» **Requirements**:
Reproduce the whole listing, character for character.

» **Given information**:
>>>>>

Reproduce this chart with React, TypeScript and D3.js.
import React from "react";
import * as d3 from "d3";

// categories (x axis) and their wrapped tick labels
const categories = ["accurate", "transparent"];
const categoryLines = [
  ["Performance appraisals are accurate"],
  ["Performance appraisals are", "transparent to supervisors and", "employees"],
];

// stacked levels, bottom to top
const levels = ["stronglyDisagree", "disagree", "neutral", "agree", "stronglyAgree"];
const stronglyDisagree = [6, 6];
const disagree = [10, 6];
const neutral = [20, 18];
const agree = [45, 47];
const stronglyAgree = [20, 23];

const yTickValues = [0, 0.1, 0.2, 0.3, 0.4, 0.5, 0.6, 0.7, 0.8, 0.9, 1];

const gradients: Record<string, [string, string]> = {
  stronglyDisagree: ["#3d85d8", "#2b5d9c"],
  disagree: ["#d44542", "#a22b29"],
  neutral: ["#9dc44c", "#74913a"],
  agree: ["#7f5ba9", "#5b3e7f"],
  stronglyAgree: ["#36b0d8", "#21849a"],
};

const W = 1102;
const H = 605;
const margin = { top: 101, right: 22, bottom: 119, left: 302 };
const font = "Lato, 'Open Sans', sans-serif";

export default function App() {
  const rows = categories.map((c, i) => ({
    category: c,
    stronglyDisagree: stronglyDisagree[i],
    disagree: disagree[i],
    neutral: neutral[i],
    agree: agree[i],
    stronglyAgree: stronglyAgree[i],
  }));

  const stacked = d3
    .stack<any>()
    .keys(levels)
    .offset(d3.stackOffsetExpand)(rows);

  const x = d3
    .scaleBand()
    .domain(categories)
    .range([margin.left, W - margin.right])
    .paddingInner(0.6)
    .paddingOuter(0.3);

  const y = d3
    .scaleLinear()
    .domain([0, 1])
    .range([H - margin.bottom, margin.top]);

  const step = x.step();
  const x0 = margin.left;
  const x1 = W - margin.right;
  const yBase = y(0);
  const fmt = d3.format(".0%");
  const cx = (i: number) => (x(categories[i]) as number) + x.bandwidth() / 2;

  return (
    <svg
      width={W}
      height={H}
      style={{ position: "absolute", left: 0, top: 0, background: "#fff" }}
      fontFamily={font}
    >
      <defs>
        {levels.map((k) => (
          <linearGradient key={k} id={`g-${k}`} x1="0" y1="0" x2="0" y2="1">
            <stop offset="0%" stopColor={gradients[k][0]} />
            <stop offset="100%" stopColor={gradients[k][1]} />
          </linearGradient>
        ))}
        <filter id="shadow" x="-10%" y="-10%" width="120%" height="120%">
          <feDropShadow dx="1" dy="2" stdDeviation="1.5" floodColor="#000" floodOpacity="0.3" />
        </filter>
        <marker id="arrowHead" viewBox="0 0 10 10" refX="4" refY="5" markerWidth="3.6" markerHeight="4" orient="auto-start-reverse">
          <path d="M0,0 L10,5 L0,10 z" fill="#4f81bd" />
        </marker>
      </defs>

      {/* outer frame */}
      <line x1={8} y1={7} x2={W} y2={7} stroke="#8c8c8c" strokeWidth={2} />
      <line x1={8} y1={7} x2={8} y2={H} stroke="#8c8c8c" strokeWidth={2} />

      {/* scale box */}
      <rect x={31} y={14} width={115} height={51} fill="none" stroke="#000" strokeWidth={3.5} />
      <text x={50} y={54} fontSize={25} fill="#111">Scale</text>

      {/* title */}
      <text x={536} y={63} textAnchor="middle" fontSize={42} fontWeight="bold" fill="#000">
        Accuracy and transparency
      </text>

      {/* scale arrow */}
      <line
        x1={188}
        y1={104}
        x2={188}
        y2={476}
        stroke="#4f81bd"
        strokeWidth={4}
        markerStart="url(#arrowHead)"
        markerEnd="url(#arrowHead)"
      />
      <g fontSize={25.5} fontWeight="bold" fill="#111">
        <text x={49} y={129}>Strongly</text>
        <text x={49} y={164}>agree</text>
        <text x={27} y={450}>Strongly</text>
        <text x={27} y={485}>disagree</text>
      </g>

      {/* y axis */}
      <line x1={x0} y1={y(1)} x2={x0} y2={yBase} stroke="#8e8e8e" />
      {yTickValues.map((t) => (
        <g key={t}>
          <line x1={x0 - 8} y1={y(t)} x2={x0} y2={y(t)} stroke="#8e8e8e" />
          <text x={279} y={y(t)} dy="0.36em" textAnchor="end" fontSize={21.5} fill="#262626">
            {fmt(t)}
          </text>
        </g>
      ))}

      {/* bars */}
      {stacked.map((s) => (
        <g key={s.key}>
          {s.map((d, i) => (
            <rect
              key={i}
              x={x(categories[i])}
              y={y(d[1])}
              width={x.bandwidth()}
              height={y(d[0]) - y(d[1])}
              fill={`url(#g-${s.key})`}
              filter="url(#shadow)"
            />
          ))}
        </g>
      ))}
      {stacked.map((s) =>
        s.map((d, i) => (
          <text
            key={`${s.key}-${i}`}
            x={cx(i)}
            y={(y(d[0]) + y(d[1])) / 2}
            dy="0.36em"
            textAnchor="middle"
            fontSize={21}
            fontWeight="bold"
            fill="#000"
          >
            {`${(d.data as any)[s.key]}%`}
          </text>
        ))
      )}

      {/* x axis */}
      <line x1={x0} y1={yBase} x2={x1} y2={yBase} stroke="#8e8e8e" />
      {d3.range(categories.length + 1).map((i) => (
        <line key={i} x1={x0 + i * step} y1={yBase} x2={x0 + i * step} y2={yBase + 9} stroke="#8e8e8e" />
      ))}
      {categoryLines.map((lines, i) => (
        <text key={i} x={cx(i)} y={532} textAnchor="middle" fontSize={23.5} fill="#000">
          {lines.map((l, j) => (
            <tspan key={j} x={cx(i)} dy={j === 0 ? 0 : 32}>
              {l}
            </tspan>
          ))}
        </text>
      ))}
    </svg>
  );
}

<<<<<

» **Solution below**:
Reproduce this chart with React, TypeScript and D3.js.
import React from "react";
import * as d3 from "d3";

// categories (x axis) and their wrapped tick labels
const categories = ["accurate", "transparent"];
const categoryLines = [
  ["Performance appraisals are accurate"],
  ["Performance appraisals are", "transparent to supervisors and", "employees"],
];

// stacked levels, bottom to top
const levels = ["stronglyDisagree", "disagree", "neutral", "agree", "stronglyAgree"];
const stronglyDisagree = [6, 6];
const disagree = [10, 6];
const neutral = [20, 18];
const agree = [45, 47];
const stronglyAgree = [20, 23];

const yTickValues = [0, 0.1, 0.2, 0.3, 0.4, 0.5, 0.6, 0.7, 0.8, 0.9, 1];

const gradients: Record<string, [string, string]> = {
  stronglyDisagree: ["#3d85d8", "#2b5d9c"],
  disagree: ["#d44542", "#a22b29"],
  neutral: ["#9dc44c", "#74913a"],
  agree: ["#7f5ba9", "#5b3e7f"],
  stronglyAgree: ["#36b0d8", "#21849a"],
};

const W = 1102;
const H = 605;
const margin = { top: 101, right: 22, bottom: 119, left: 302 };
const font = "Lato, 'Open Sans', sans-serif";

export default function App() {
  const rows = categories.map((c, i) => ({
    category: c,
    stronglyDisagree: stronglyDisagree[i],
    disagree: disagree[i],
    neutral: neutral[i],
    agree: agree[i],
    stronglyAgree: stronglyAgree[i],
  }));

  const stacked = d3
    .stack<any>()
    .keys(levels)
    .offset(d3.stackOffsetExpand)(rows);

  const x = d3
    .scaleBand()
    .domain(categories)
    .range([margin.left, W - margin.right])
    .paddingInner(0.6)
    .paddingOuter(0.3);

  const y = d3
    .scaleLinear()
    .domain([0, 1])
    .range([H - margin.bottom, margin.top]);

  const step = x.step();
  const x0 = margin.left;
  const x1 = W - margin.right;
  const yBase = y(0);
  const fmt = d3.format(".0%");
  const cx = (i: number) => (x(categories[i]) as number) + x.bandwidth() / 2;

  return (
    <svg
      width={W}
      height={H}
      style={{ position: "absolute", left: 0, top: 0, background: "#fff" }}
      fontFamily={font}
    >
      <defs>
        {levels.map((k) => (
          <linearGradient key={k} id={`g-${k}`} x1="0" y1="0" x2="0" y2="1">
            <stop offset="0%" stopColor={gradients[k][0]} />
            <stop offset="100%" stopColor={gradients[k][1]} />
          </linearGradient>
        ))}
        <filter id="shadow" x="-10%" y="-10%" width="120%" height="120%">
          <feDropShadow dx="1" dy="2" stdDeviation="1.5" floodColor="#000" floodOpacity="0.3" />
        </filter>
        <marker id="arrowHead" viewBox="0 0 10 10" refX="4" refY="5" markerWidth="3.6" markerHeight="4" orient="auto-start-reverse">
          <path d="M0,0 L10,5 L0,10 z" fill="#4f81bd" />
        </marker>
      </defs>

      {/* outer frame */}
      <line x1={8} y1={7} x2={W} y2={7} stroke="#8c8c8c" strokeWidth={2} />
      <line x1={8} y1={7} x2={8} y2={H} stroke="#8c8c8c" strokeWidth={2} />

      {/* scale box */}
      <rect x={31} y={14} width={115} height={51} fill="none" stroke="#000" strokeWidth={3.5} />
      <text x={50} y={54} fontSize={25} fill="#111">Scale</text>

      {/* title */}
      <text x={536} y={63} textAnchor="middle" fontSize={42} fontWeight="bold" fill="#000">
        Accuracy and transparency
      </text>

      {/* scale arrow */}
      <line
        x1={188}
        y1={104}
        x2={188}
        y2={476}
        stroke="#4f81bd"
        strokeWidth={4}
        markerStart="url(#arrowHead)"
        markerEnd="url(#arrowHead)"
      />
      <g fontSize={25.5} fontWeight="bold" fill="#111">
        <text x={49} y={129}>Strongly</text>
        <text x={49} y={164}>agree</text>
        <text x={27} y={450}>Strongly</text>
        <text x={27} y={485}>disagree</text>
      </g>

      {/* y axis */}
      <line x1={x0} y1={y(1)} x2={x0} y2={yBase} stroke="#8e8e8e" />
      {yTickValues.map((t) => (
        <g key={t}>
          <line x1={x0 - 8} y1={y(t)} x2={x0} y2={y(t)} stroke="#8e8e8e" />
          <text x={279} y={y(t)} dy="0.36em" textAnchor="end" fontSize={21.5} fill="#262626">
            {fmt(t)}
          </text>
        </g>
      ))}

      {/* bars */}
      {stacked.map((s) => (
        <g key={s.key}>
          {s.map((d, i) => (
            <rect
              key={i}
              x={x(categories[i])}
              y={y(d[1])}
              width={x.bandwidth()}
              height={y(d[0]) - y(d[1])}
              fill={`url(#g-${s.key})`}
              filter="url(#shadow)"
            />
          ))}
        </g>
      ))}
      {stacked.map((s) =>
        s.map((d, i) => (
          <text
            key={`${s.key}-${i}`}
            x={cx(i)}
            y={(y(d[0]) + y(d[1])) / 2}
            dy="0.36em"
            textAnchor="middle"
            fontSize={21}
            fontWeight="bold"
            fill="#000"
          >
            {`${(d.data as any)[s.key]}%`}
          </text>
        ))
      )}

      {/* x axis */}
      <line x1={x0} y1={yBase} x2={x1} y2={yBase} stroke="#8e8e8e" />
      {d3.range(categories.length + 1).map((i) => (
        <line key={i} x1={x0 + i * step} y1={yBase} x2={x0 + i * step} y2={yBase + 9} stroke="#8e8e8e" />
      ))}
      {categoryLines.map((lines, i) => (
        <text key={i} x={cx(i)} y={532} textAnchor="middle" fontSize={23.5} fill="#000">
          {lines.map((l, j) => (
            <tspan key={j} x={cx(i)} dy={j === 0 ? 0 : 32}>
              {l}
            </tspan>
          ))}
        </text>
      ))}
    </svg>
  );
}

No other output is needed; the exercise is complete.